Jahrbücher für Geschichte Osteuropas
Herausgegeben im Auftrag des Osteuropa-Instituts Regensburg
von Martin Schulze Wessel und Dietmar Neutatz
Band 58 (2010) H. 4, S. 627–629
Niels Erik Rosenfeldt The „Special‟ World. Stalin’s Power Apparatus and the Soviet System’s Secret Structures of Communication. Museum Tusculanum Press Copenhagen 2009. Vol. 1: 633 S.; Vol. 2: 520 S. ISBN: 978-87-635-0773-8.

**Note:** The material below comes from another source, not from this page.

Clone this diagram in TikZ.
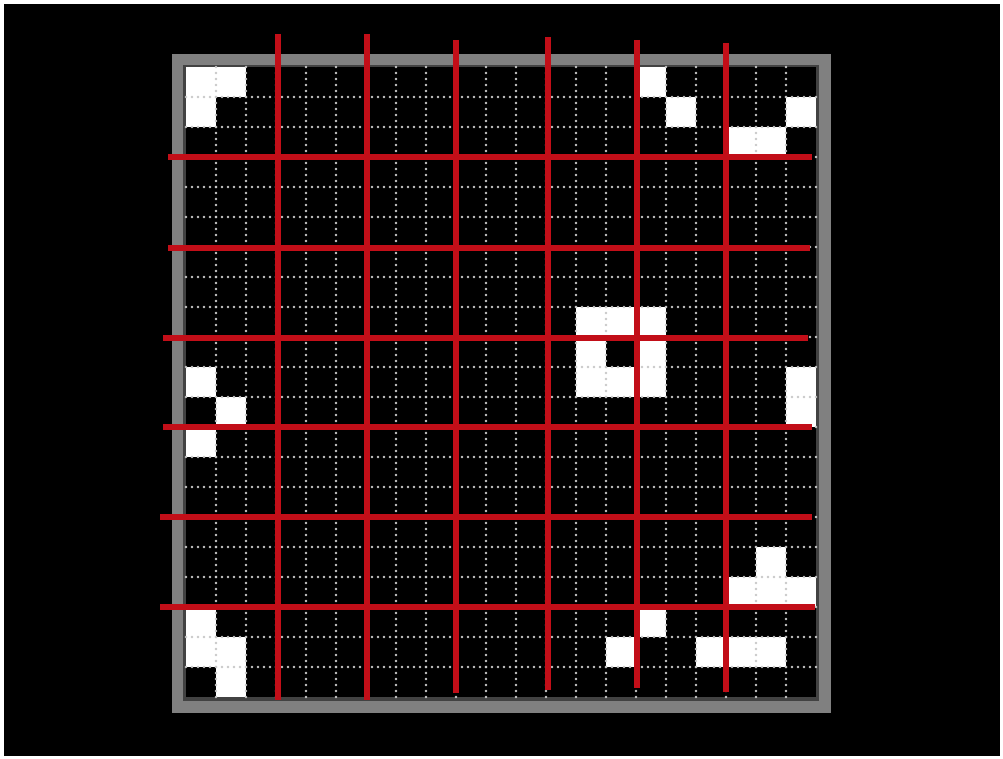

Der dänische Historiker Niels Erik Rosenfeldt beschäftigt sich bereits seit mehr als 30 Jahren mit einem Teilbereich des frühen sowjetischen Herrschaftssystems, den er griffig als „Stalins Geheimapparat“ bzw. „Stalins Geheimkanzlei“ bezeichnet. Offensichtlich hat er es sich zur Lebensaufgabe gemacht, möglichst viele Informationen über zwei geheimnisumwitterte, hinter den Kulissen des politischen Alltagsbetriebes operierende Institutionen zusammenzutragen, die seiner Meinung nach im Zentrum des stalinistischen politischen Systems standen und zu Stalins wichtigsten Herrschaftsinstrumenten gehörten: die von 1926 bis 1934 bestehende, zum Apparat des ZK gehörende Geheimabteilung (Sekretnyj Otdel) und ihr Nachfolgeorgan, den Besonderen Sektor (Osobyj Sektor) des ZK, der bis zu Stalins Tode existierte. War die Geheimabteilung zumindest räumlich ein Bestandteil des ZK-Apparates am Alten Platz, so veranschaulicht die Verlagerung des Besonderen Sektors in den Kreml’, in die Nähe von Stalins Arbeitszimmer und persönlichem Sekretariat, wie sich neuartige Herrschaftsstrukturen jenseits von ZK und Regierung herausbildeten, die dem exklusiven Zugriff des sowjetischen Diktators unterstanden und ihm den Ausbau seiner persönlichen Macht zu Lasten anderer Institutionen gestatteten.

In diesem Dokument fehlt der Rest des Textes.